Write out the material again exactly, please, and omit the pictures.

━━━━━━━━━━━━━━━━

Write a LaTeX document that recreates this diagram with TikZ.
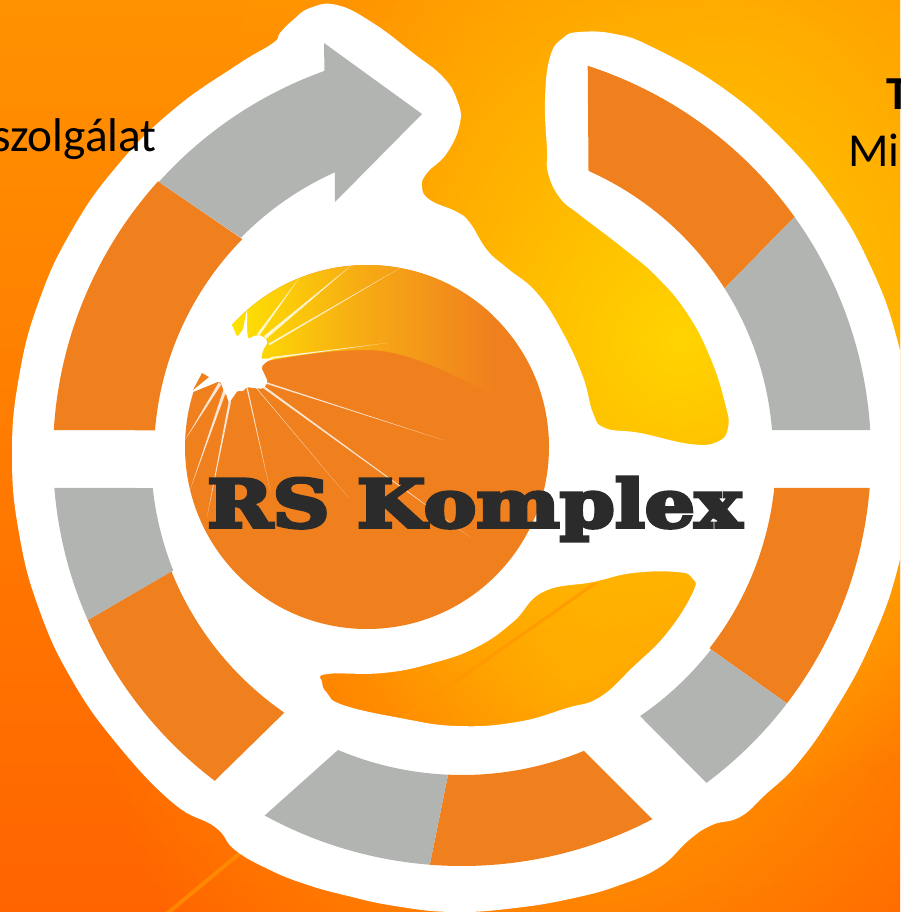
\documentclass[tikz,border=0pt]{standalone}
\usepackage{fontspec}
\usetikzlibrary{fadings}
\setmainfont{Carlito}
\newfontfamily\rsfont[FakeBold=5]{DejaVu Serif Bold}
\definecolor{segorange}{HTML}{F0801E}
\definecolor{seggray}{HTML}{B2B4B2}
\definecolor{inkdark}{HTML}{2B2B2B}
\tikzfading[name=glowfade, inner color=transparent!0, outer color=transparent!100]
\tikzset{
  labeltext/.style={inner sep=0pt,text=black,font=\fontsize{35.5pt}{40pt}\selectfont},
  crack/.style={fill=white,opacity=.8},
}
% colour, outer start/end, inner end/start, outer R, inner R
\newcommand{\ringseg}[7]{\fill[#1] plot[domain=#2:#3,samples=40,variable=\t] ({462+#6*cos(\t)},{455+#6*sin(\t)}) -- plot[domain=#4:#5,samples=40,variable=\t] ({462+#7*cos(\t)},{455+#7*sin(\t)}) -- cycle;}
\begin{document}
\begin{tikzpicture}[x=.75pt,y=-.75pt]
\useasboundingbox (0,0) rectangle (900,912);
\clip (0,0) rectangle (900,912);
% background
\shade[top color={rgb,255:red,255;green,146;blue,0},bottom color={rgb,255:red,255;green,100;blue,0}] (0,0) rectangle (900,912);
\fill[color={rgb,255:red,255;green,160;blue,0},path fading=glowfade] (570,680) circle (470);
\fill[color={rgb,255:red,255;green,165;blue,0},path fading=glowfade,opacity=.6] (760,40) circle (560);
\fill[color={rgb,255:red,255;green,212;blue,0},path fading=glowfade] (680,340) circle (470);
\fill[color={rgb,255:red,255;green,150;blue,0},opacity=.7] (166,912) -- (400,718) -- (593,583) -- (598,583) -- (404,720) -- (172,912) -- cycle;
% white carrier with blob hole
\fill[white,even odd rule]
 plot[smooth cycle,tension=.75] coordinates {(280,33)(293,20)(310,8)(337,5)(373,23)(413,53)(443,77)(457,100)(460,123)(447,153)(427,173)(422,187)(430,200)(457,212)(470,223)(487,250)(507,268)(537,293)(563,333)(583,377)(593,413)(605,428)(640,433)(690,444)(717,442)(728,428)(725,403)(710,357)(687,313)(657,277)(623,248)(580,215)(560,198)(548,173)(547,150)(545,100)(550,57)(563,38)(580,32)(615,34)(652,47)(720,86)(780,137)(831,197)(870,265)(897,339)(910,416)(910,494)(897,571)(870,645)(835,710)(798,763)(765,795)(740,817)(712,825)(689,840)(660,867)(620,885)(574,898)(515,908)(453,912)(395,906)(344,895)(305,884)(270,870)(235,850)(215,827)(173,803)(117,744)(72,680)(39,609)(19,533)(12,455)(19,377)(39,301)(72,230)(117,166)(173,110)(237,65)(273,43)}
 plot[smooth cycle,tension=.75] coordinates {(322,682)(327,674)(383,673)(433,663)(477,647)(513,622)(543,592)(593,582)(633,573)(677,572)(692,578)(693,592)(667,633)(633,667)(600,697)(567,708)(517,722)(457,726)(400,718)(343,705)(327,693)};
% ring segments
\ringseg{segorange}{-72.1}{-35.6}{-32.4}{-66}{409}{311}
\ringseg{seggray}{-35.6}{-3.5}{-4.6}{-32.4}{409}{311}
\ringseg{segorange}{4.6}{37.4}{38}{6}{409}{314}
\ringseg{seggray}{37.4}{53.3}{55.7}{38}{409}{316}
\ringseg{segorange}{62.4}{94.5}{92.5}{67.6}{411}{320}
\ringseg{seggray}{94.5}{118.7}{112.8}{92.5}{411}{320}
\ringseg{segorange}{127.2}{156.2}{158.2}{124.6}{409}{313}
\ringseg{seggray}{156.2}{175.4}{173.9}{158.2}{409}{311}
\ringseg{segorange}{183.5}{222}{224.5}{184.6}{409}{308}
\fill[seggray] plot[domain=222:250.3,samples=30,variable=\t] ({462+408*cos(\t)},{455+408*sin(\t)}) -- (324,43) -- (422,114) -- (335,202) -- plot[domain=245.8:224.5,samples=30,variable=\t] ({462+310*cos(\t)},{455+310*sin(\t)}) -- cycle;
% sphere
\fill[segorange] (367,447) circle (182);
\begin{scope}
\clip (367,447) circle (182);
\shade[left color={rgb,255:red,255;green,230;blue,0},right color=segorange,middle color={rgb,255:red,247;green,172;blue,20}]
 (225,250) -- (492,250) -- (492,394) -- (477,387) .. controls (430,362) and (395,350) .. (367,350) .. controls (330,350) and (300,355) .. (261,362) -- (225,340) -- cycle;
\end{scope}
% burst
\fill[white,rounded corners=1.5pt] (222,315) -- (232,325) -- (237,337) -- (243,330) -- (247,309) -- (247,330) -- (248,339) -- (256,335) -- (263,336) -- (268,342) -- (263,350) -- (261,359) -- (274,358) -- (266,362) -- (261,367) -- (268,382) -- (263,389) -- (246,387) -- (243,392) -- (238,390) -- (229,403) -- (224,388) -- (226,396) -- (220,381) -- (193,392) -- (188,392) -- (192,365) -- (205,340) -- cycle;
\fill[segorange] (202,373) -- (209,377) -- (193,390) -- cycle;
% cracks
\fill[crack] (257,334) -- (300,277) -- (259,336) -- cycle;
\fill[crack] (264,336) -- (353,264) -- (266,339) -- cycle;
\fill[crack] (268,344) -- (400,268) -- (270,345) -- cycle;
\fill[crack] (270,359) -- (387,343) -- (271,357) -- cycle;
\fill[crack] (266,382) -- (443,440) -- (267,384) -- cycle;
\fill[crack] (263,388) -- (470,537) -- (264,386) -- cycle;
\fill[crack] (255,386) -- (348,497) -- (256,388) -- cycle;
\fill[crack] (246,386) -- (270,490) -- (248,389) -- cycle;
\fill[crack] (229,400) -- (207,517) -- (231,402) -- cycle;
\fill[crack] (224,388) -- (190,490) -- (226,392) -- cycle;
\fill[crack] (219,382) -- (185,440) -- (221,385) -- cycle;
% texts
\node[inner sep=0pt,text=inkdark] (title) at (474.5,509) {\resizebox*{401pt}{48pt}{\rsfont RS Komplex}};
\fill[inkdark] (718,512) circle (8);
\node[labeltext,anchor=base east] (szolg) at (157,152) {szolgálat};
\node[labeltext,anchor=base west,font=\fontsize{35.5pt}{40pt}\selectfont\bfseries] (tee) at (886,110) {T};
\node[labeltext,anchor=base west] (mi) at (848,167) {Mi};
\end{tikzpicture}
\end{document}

━━━━━━━━━━━━━━━━

### Final answer
Write a LaTeX document that recreates this diagram with TikZ.
\documentclass[tikz,border=0pt]{standalone}
\usepackage{fontspec}
\usetikzlibrary{fadings}
\setmainfont{Carlito}
\newfontfamily\rsfont[FakeBold=5]{DejaVu Serif Bold}
\definecolor{segorange}{HTML}{F0801E}
\definecolor{seggray}{HTML}{B2B4B2}
\definecolor{inkdark}{HTML}{2B2B2B}
\tikzfading[name=glowfade, inner color=transparent!0, outer color=transparent!100]
\tikzset{
  labeltext/.style={inner sep=0pt,text=black,font=\fontsize{35.5pt}{40pt}\selectfont},
  crack/.style={fill=white,opacity=.8},
}
% colour, outer start/end, inner end/start, outer R, inner R
\newcommand{\ringseg}[7]{\fill[#1] plot[domain=#2:#3,samples=40,variable=\t] ({462+#6*cos(\t)},{455+#6*sin(\t)}) -- plot[domain=#4:#5,samples=40,variable=\t] ({462+#7*cos(\t)},{455+#7*sin(\t)}) -- cycle;}
\begin{document}
\begin{tikzpicture}[x=.75pt,y=-.75pt]
\useasboundingbox (0,0) rectangle (900,912);
\clip (0,0) rectangle (900,912);
% background
\shade[top color={rgb,255:red,255;green,146;blue,0},bottom color={rgb,255:red,255;green,100;blue,0}] (0,0) rectangle (900,912);
\fill[color={rgb,255:red,255;green,160;blue,0},path fading=glowfade] (570,680) circle (470);
\fill[color={rgb,255:red,255;green,165;blue,0},path fading=glowfade,opacity=.6] (760,40) circle (560);
\fill[color={rgb,255:red,255;green,212;blue,0},path fading=glowfade] (680,340) circle (470);
\fill[color={rgb,255:red,255;green,150;blue,0},opacity=.7] (166,912) -- (400,718) -- (593,583) -- (598,583) -- (404,720) -- (172,912) -- cycle;
% white carrier with blob hole
\fill[white,even odd rule]
 plot[smooth cycle,tension=.75] coordinates {(280,33)(293,20)(310,8)(337,5)(373,23)(413,53)(443,77)(457,100)(460,123)(447,153)(427,173)(422,187)(430,200)(457,212)(470,223)(487,250)(507,268)(537,293)(563,333)(583,377)(593,413)(605,428)(640,433)(690,444)(717,442)(728,428)(725,403)(710,357)(687,313)(657,277)(623,248)(580,215)(560,198)(548,173)(547,150)(545,100)(550,57)(563,38)(580,32)(615,34)(652,47)(720,86)(780,137)(831,197)(870,265)(897,339)(910,416)(910,494)(897,571)(870,645)(835,710)(798,763)(765,795)(740,817)(712,825)(689,840)(660,867)(620,885)(574,898)(515,908)(453,912)(395,906)(344,895)(305,884)(270,870)(235,850)(215,827)(173,803)(117,744)(72,680)(39,609)(19,533)(12,455)(19,377)(39,301)(72,230)(117,166)(173,110)(237,65)(273,43)}
 plot[smooth cycle,tension=.75] coordinates {(322,682)(327,674)(383,673)(433,663)(477,647)(513,622)(543,592)(593,582)(633,573)(677,572)(692,578)(693,592)(667,633)(633,667)(600,697)(567,708)(517,722)(457,726)(400,718)(343,705)(327,693)};
% ring segments
\ringseg{segorange}{-72.1}{-35.6}{-32.4}{-66}{409}{311}
\ringseg{seggray}{-35.6}{-3.5}{-4.6}{-32.4}{409}{311}
\ringseg{segorange}{4.6}{37.4}{38}{6}{409}{314}
\ringseg{seggray}{37.4}{53.3}{55.7}{38}{409}{316}
\ringseg{segorange}{62.4}{94.5}{92.5}{67.6}{411}{320}
\ringseg{seggray}{94.5}{118.7}{112.8}{92.5}{411}{320}
\ringseg{segorange}{127.2}{156.2}{158.2}{124.6}{409}{313}
\ringseg{seggray}{156.2}{175.4}{173.9}{158.2}{409}{311}
\ringseg{segorange}{183.5}{222}{224.5}{184.6}{409}{308}
\fill[seggray] plot[domain=222:250.3,samples=30,variable=\t] ({462+408*cos(\t)},{455+408*sin(\t)}) -- (324,43) -- (422,114) -- (335,202) -- plot[domain=245.8:224.5,samples=30,variable=\t] ({462+310*cos(\t)},{455+310*sin(\t)}) -- cycle;
% sphere
\fill[segorange] (367,447) circle (182);
\begin{scope}
\clip (367,447) circle (182);
\shade[left color={rgb,255:red,255;green,230;blue,0},right color=segorange,middle color={rgb,255:red,247;green,172;blue,20}]
 (225,250) -- (492,250) -- (492,394) -- (477,387) .. controls (430,362) and (395,350) .. (367,350) .. controls (330,350) and (300,355) .. (261,362) -- (225,340) -- cycle;
\end{scope}
% burst
\fill[white,rounded corners=1.5pt] (222,315) -- (232,325) -- (237,337) -- (243,330) -- (247,309) -- (247,330) -- (248,339) -- (256,335) -- (263,336) -- (268,342) -- (263,350) -- (261,359) -- (274,358) -- (266,362) -- (261,367) -- (268,382) -- (263,389) -- (246,387) -- (243,392) -- (238,390) -- (229,403) -- (224,388) -- (226,396) -- (220,381) -- (193,392) -- (188,392) -- (192,365) -- (205,340) -- cycle;
\fill[segorange] (202,373) -- (209,377) -- (193,390) -- cycle;
% cracks
\fill[crack] (257,334) -- (300,277) -- (259,336) -- cycle;
\fill[crack] (264,336) -- (353,264) -- (266,339) -- cycle;
\fill[crack] (268,344) -- (400,268) -- (270,345) -- cycle;
\fill[crack] (270,359) -- (387,343) -- (271,357) -- cycle;
\fill[crack] (266,382) -- (443,440) -- (267,384) -- cycle;
\fill[crack] (263,388) -- (470,537) -- (264,386) -- cycle;
\fill[crack] (255,386) -- (348,497) -- (256,388) -- cycle;
\fill[crack] (246,386) -- (270,490) -- (248,389) -- cycle;
\fill[crack] (229,400) -- (207,517) -- (231,402) -- cycle;
\fill[crack] (224,388) -- (190,490) -- (226,392) -- cycle;
\fill[crack] (219,382) -- (185,440) -- (221,385) -- cycle;
% texts
\node[inner sep=0pt,text=inkdark] (title) at (474.5,509) {\resizebox*{401pt}{48pt}{\rsfont RS Komplex}};
\fill[inkdark] (718,512) circle (8);
\node[labeltext,anchor=base east] (szolg) at (157,152) {szolgálat};
\node[labeltext,anchor=base west,font=\fontsize{35.5pt}{40pt}\selectfont\bfseries] (tee) at (886,110) {T};
\node[labeltext,anchor=base west] (mi) at (848,167) {Mi};
\end{tikzpicture}
\end{document}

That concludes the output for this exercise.